## START Information supplied

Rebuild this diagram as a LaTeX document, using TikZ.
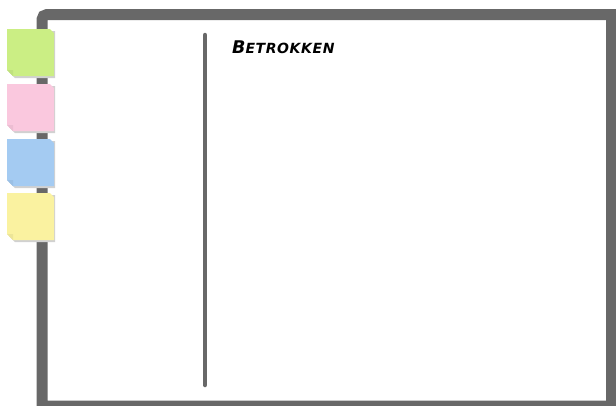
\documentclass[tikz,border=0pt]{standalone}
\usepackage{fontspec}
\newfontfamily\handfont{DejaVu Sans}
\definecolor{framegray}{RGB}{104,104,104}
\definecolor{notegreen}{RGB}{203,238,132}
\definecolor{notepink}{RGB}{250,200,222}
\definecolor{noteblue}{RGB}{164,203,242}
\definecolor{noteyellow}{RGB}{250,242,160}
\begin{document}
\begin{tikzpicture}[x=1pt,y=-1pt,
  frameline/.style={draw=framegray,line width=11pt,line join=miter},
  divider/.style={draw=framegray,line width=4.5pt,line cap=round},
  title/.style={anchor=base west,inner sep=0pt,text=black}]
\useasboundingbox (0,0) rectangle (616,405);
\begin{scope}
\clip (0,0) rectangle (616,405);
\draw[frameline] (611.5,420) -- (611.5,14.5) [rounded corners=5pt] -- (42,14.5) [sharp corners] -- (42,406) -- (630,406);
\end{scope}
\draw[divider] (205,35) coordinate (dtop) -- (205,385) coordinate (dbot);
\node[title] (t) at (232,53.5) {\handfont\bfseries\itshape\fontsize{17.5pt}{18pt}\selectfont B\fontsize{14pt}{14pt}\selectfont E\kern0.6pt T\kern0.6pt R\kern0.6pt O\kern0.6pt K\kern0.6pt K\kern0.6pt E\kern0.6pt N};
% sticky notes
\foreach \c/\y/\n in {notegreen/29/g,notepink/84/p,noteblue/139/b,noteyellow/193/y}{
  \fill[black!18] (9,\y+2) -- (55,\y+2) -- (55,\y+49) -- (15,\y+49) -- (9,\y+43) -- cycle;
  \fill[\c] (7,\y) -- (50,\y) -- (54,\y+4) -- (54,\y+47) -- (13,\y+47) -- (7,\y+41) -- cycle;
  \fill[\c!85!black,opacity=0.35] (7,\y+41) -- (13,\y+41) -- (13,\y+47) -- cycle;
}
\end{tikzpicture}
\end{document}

## END Information supplied

▶ **Objective**: Make an exact reproduction of the listing above, without any pictures.

▶ **Result**:
Rebuild this diagram as a LaTeX document, using TikZ.
\documentclass[tikz,border=0pt]{standalone}
\usepackage{fontspec}
\newfontfamily\handfont{DejaVu Sans}
\definecolor{framegray}{RGB}{104,104,104}
\definecolor{notegreen}{RGB}{203,238,132}
\definecolor{notepink}{RGB}{250,200,222}
\definecolor{noteblue}{RGB}{164,203,242}
\definecolor{noteyellow}{RGB}{250,242,160}
\begin{document}
\begin{tikzpicture}[x=1pt,y=-1pt,
  frameline/.style={draw=framegray,line width=11pt,line join=miter},
  divider/.style={draw=framegray,line width=4.5pt,line cap=round},
  title/.style={anchor=base west,inner sep=0pt,text=black}]
\useasboundingbox (0,0) rectangle (616,405);
\begin{scope}
\clip (0,0) rectangle (616,405);
\draw[frameline] (611.5,420) -- (611.5,14.5) [rounded corners=5pt] -- (42,14.5) [sharp corners] -- (42,406) -- (630,406);
\end{scope}
\draw[divider] (205,35) coordinate (dtop) -- (205,385) coordinate (dbot);
\node[title] (t) at (232,53.5) {\handfont\bfseries\itshape\fontsize{17.5pt}{18pt}\selectfont B\fontsize{14pt}{14pt}\selectfont E\kern0.6pt T\kern0.6pt R\kern0.6pt O\kern0.6pt K\kern0.6pt K\kern0.6pt E\kern0.6pt N};
% sticky notes
\foreach \c/\y/\n in {notegreen/29/g,notepink/84/p,noteblue/139/b,noteyellow/193/y}{
  \fill[black!18] (9,\y+2) -- (55,\y+2) -- (55,\y+49) -- (15,\y+49) -- (9,\y+43) -- cycle;
  \fill[\c] (7,\y) -- (50,\y) -- (54,\y+4) -- (54,\y+47) -- (13,\y+47) -- (7,\y+41) -- cycle;
  \fill[\c!85!black,opacity=0.35] (7,\y+41) -- (13,\y+41) -- (13,\y+47) -- cycle;
}
\end{tikzpicture}
\end{document}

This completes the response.